基于氧化铟镓锌动态随机存储器的精度重构型存内计算

  随着人工智能技术的快速进步，软件算法对硬件芯片系统的要求越来 越高。但是，一方面，芯片产业进入“后摩尔时代”，依靠器件尺寸微缩 的设计方案已不再适用；另一方面，在传统的冯诺依曼架构中，存储单元 和计算单元的分离，造成“功耗墙”与“内存墙”等问题。基于新型存储器的存内计算方案为此提供了一套可行的解决方案。例如近年来备受关注的氧化铟镓锌（IGZO）动态随机存储器（DRAM），由于其晶体管关断电流小，而具备非易失性、功耗小、多电导状态特性，且晶体管读取速度快，与 CMOS 工艺兼容。因此，基于 IGZO-DRAM 的存内计算架构在面向边缘 智能部署的神经网络加速器领域展现了巨大的潜力。
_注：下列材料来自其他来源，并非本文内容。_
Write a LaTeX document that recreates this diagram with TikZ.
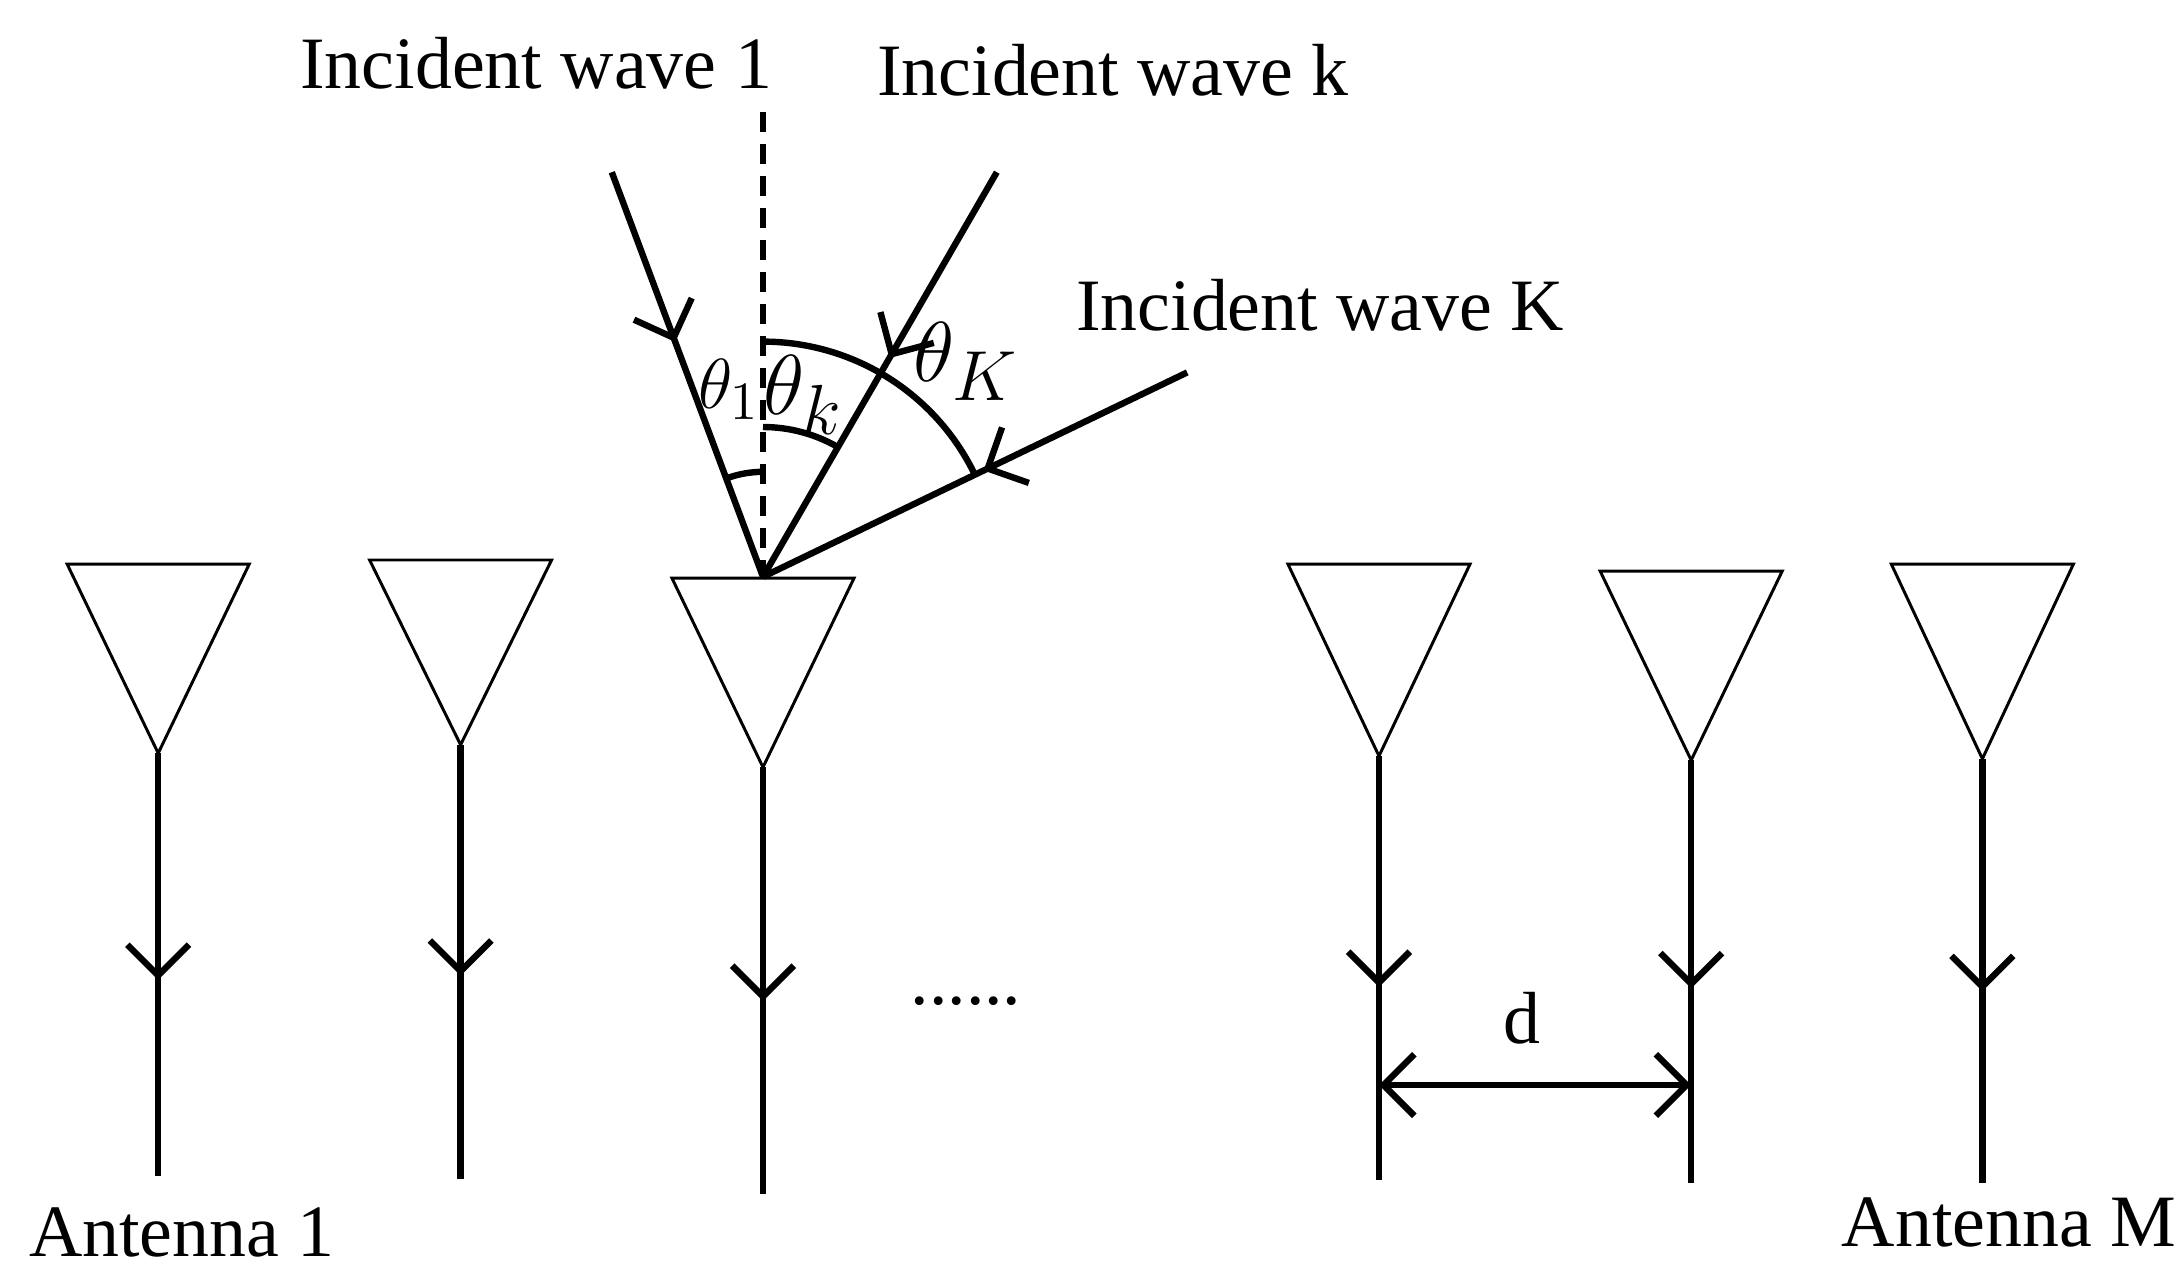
\documentclass[tikz,border=0pt]{standalone}
\usepackage{fontspec}
\setmainfont{Liberation Serif}
\usetikzlibrary{arrows.meta,decorations.markings}
\begin{document}
\begin{tikzpicture}[x=0.01cm,y=-0.01cm,
  lbl/.style={font=\fontsize{15}{18}\selectfont,inner sep=0pt},
  feed/.style={line width=1.3pt},
  tri/.style={line width=0.6pt},
  chev/.style={postaction={decorate},decoration={markings,mark=at position #1 with {\arrow{Straight Barb[length=2.2mm,width=4.4mm,line width=1.3pt]}}}}]
\useasboundingbox (0,0) rectangle (1558.6,917);
% antennas
\foreach \n/\x/\t/\a/\b/\m in {1/113/403/538/840/700, 2/329/400/532/842/697, 3/545/413/548/853/715, 4/985/403/540/843/705, 5/1208/408/543/845/706, 6/1416/403/542/845/708}{
  \coordinate (tl\n) at (\x-65,\t);
  \coordinate (tr\n) at (\x+65,\t);
  \coordinate (ap\n) at (\x,\a);
  \coordinate (mk\n) at (\x,\m);
  \coordinate (bt\n) at (\x,\b);
  \draw[tri] (tl\n) -- (tr\n) -- (ap\n) -- cycle;
  \draw[feed] (ap\n) -- (bt\n);
  \draw[feed,-{Straight Barb[length=2.2mm,width=4.4mm,line width=1.3pt]}] (ap\n) -- (mk\n);
}
\node[lbl] (a1) at (130,880) {Antenna 1};
\node[lbl] (aM) at (1435,873) {Antenna M};
\node[lbl] (dots) at (690,715) {......};
% spacing d
\coordinate (d1) at (985,775);
\coordinate (d2) at (1208,775);
\draw[feed,{Straight Barb[length=2.2mm,width=4.4mm,line width=1.3pt]}-{Straight Barb[length=2.2mm,width=4.4mm,line width=1.3pt]}] (d1) -- (d2);
\node[lbl] (d) at (1087,727) {d};
% incident waves
\coordinate (O) at (545,412);
\coordinate (n) at (545,80);
\coordinate (w1) at (437,123);
\coordinate (wk) at (712,123);
\coordinate (wK) at (848,266);
\draw[line width=1.3pt,dash pattern=on 4pt off 2.5pt] (n) -- (O);
\draw[feed,chev=0.42] (w1) -- (O);
\draw[feed,chev=0.46] (wk) -- (O);
\draw[feed,chev=0.48] (wK) -- (O);
% angle arcs
\draw[feed] (O) ++(-90:75) arc[start angle=-90,end angle=-110.5,radius=75];
\draw[feed] (O) ++(-90:107) arc[start angle=-90,end angle=-60,radius=107];
\draw[feed] (O) ++(-90:168) arc[start angle=-90,end angle=-25.7,radius=168];
% labels
\node[lbl] (l1) at (383,45) {Incident wave 1};
\node[lbl] (lk) at (795,50) {Incident wave k};
\node[lbl] (lK) at (943,218) {Incident wave K};
\node[lbl] (t1) at (521,278) {$\theta_{1}$};
\node[lbl,font=\fontsize{19}{22}\selectfont] (tk) at (574,282) {$\theta_{k}$};
\node[lbl,font=\fontsize{19}{22}\selectfont] (tK) at (690,258) {$\theta_{K}$};
\end{tikzpicture}
\end{document}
然而，该类型的存算体系主要面临计算准确性和高效性互斥的问题。 传统基于模拟域存内计算（例如基于差分架构的存算）的方案一方面采用了双倍的存储器件和运放模块，另一方面也存在严重的计算误差问题。常 规采用数字型重构计算的方案可以实现高精度计算，但耗费了数倍的存储 和数模转换单元，降低了效率。近年来，一种被称之为数模混合计算重构的方案被提出，可有效兼顾计算准确性和高效性。本论文对这一方案开展 了更深入的研究，我们利用高比特 IGZO-DRAM 的器件特性，提出了基于 多电导状态数分割的重构方案。并且设计了一套通用的电导状态的映射关系，搭建了数值仿真平台分别对有符号单乘法器和乘法累加器进行仿真。我们还对精度重构方案中的最优分割进行了分析。并提出了一种适用于从任意状态数出发的满电导状态重构模型，允许精度重构在非整比特状态数 下进行。之后我们对每种最大状态数下最优分割方案进行了研究，设计实现了一套可以推广至任意位宽的通用型精度重构方案算法。统计了单乘法器和乘法累加器在不同重构方案下的误差，探究了不同器件最大状态数下，最优方案可能存在的分割规律。最后我们使用提出的精度重构型存内计算方案在 LeNet-5 神经网络和 VGG 类神经网络上进行仿真，在两种情况下都得到了十分可观的识别准确率，展现了基于 IGZO-DRAM的精度重构方案在神经网络中实现高精度高能效计算的优势。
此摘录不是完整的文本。